A senior lawyer who has closely followed proceedings of such cases at international forums said there is no chance the second round of dialogue will end in success since ICSID is close to issuing an award in the Reko Diq case. “Three judges have already conveyed the award will be announced in the last dates of April or next month,” the lawyer added.

Earlier efforts for an out-of-court settlement were also unfruitful. ICSID judges, Pakistan’s legal team led by Cherie Blair – the wife of UK’s former prime minister Tony Blair – and ex-AGP Salman Aslam Butt were unsuccessful in convincing concerned parties to initiate negotiations.

Legal experts have appreciated the government’s efforts to come to a lower out-of-court settlement as the country is already facing penalties running into billions of rupees in the Karkey and Broadsheet cases.
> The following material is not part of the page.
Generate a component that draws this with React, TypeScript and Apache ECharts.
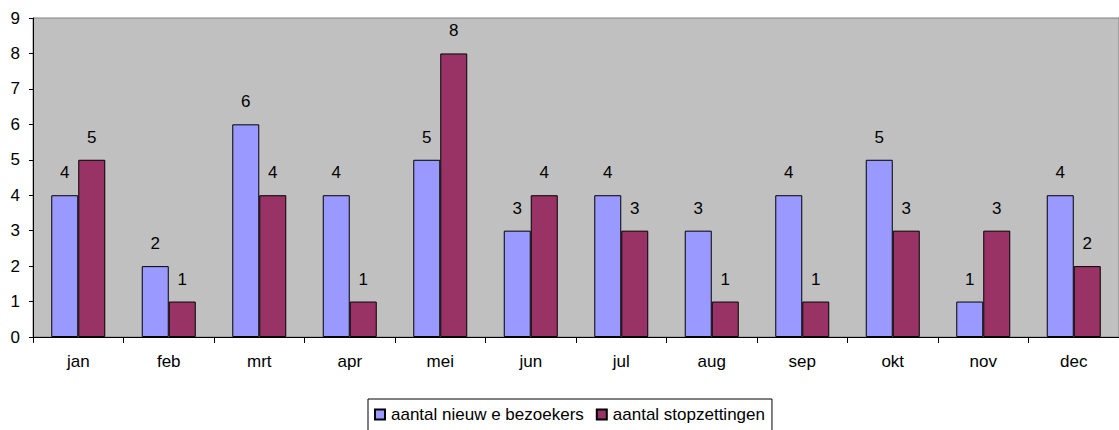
import React, { useEffect, useRef } from "react";
import * as echarts from "echarts";

const months = ["jan", "feb", "mrt", "apr", "mei", "jun", "jul", "aug", "sep", "okt", "nov", "dec"];
const nieuweBezoekers = [4, 2, 6, 4, 5, 3, 4, 3, 4, 5, 1, 4];
const stopzettingen = [5, 1, 4, 1, 8, 4, 3, 1, 1, 3, 3, 2];
const yTicks = [0, 9, 1];
const seriesNames = ["aantal nieuw e bezoekers", "aantal stopzettingen"];

const FONT = "'Liberation Sans', Arial, sans-serif";
const FS = 17;

export default function App() {
  const ref = useRef<HTMLDivElement>(null);
  useEffect(() => {
    if (!ref.current) return;
    const chart = echarts.init(ref.current, undefined, { renderer: "svg" });
    const label = {
      show: true,
      position: "top",
      distance: 14,
      color: "#000",
      fontSize: FS,
      fontFamily: FONT,
    };
    chart.setOption({
      animation: false,
      textStyle: { fontFamily: FONT, color: "#000" },
      grid: {
        left: 33,
        top: 18,
        bottom: 93,
        right: -12,
        show: true,
        backgroundColor: "#C0C0C0",
        borderColor: "#808080",
        borderWidth: 1,
      },
      legend: {
        data: seriesNames,
        left: 368,
        top: 399,
        orient: "horizontal",
        backgroundColor: "#fff",
        borderColor: "#000",
        borderWidth: 1,
        borderRadius: 0,
        padding: [7, 7, 8, 6],
        itemWidth: 10,
        itemHeight: 10,
        itemGap: 12,
        icon: "rect",
        selectedMode: false,
        textStyle: { fontSize: FS, fontFamily: FONT, color: "#000", padding: [0, 0, 0, 1] },
      },
      xAxis: {
        type: "category",
        data: months,
        axisLine: { show: true, lineStyle: { color: "#000", width: 1 } },
        axisTick: { show: true, alignWithLabel: false, length: 6, lineStyle: { color: "#000" } },
        axisLabel: { color: "#000", fontSize: FS, fontFamily: FONT, margin: 16 },
        splitLine: { show: false },
      },
      yAxis: {
        type: "value",
        min: yTicks[0],
        max: yTicks[1],
        interval: yTicks[2],
        axisLine: { show: true, lineStyle: { color: "#000", width: 1 } },
        axisTick: { show: true, length: 4, lineStyle: { color: "#000" } },
        axisLabel: { color: "#000", fontSize: FS, fontFamily: FONT, margin: 13 },
        splitLine: { show: false },
      },
      series: [
        {
          name: seriesNames[0],
          type: "bar",
          data: nieuweBezoekers,
          barWidth: 27,
          barGap: "0%",
          itemStyle: { color: "#9999FF", borderColor: "#000", borderWidth: 1 },
          label,
        },
        {
          name: seriesNames[1],
          type: "bar",
          data: stopzettingen,
          barWidth: 27,
          barGap: "0%",
          itemStyle: { color: "#993366", borderColor: "#000", borderWidth: 1 },
          label,
        },
      ],
    });
    return () => chart.dispose();
  }, []);
  return (
    <div
      ref={ref}
      style={{ position: "fixed", left: 0, top: 0, width: 1119, height: 430, background: "#fff" }}
    />
  );
}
They also expect that Tethyan Copper Company’s (TCC) management must also realise that execution of the award would take time and annulment will also take another couple of years.

However, it is still not clear what are Pakistan’s chances of getting to a more reasonable out-of-court settlement.

On the other hand, International Chambers of Commerce in London (ICC) is likely to resume hearing the TCC plea against the Balochistan government as well.

After the case was filed, Pakistan lost its first jurisdictional challenge, when the international tribunal said that it has the jurisdiction to adjudicate the Reko Diq matter. After that, the tribunal declared that there was no wrongdoing in the agreement – the grounds on which the Supreme Court of Pakistan terminated the deal in 2013 – and eventually, the tribunal held that Pakistan is liable to pay the damages.

The only remaining issue in the case is the determining the final quantum of liability, which will be announced in summer.

In 2012, TCC filed claims for international arbitration before the ICSID of the World Bank after the provincial government turned down a leasing request from the company.

In the ICSID proceedings, the jurisdiction and liability have been decided against Pakistan, as the tribunal has found that Pakistan breached the Bilateral Investment Treaty of 1998 between Pakistan and Australia, the Balochistan mines secretary informed the PAC.

According to the ICSID, the Supreme Court’s decision to declare the joint venture agreement illegal did not diminish the TCC investment. According to the provincial government, even malpractices and corruption by TCC did not deny it investment rights.

In 2013, the Supreme Court declared that Chejva and all of its successor agreements were void ab initio (from the start) and that TCC had no legal rights to explore and mine in Reko Diq. As of March 2017, Pakistan has incurred $15.5 million in expenses on the arbitration case, while TCC’s expenses are estimated at $39.2 million.

A number of senior lawyers have been critical of former chief justice Iftikhar Chaudhry for passing judgments which in ensuing years have caused headaches for policymakers and concern for international investors. “Why would international investors come to invest Pakistan when your local courts are passing judgment without considering prevailing circumstances,” said a senior lawyer.

Reko Diq is part of the Tethyan Magmatic Arc, which is a mineralised belt that originates in Eastern Europe and runs through to Iran, Afghanistan and into Pakistan. It holds an estimated 5.9 billion tons of mineral resources, with an average copper grade of 0.41% and 0.22 grammes gold per tonne.

 Broadsheet LLC case hearing next month

London High Court will also take up Pakistan’s appeal next month against the London Court of International Arbitration (LCIA) decision to award a penalty of $21 million (Rs2.93 billion) to the country in the infamous Broadsheet LLC case.

Both sides have already filed their submissions and hearing will be conducted next month.

The National Accountability Bureau (NAB) had filed an appeal against LCIA in London High Court under section 68 of the UK Arbitration Act on the basis of two grounds. Firstly, NAB contends that the tribunal failed to conduct the proceedings in accordance with the procedures agreed by the parties. Secondly, the LCIA did not comply with the requirements as to the form of the award. It is expected that fate of appeal will also be decided next month as well. There is less chance that the quantum of award will be revised by London High Court.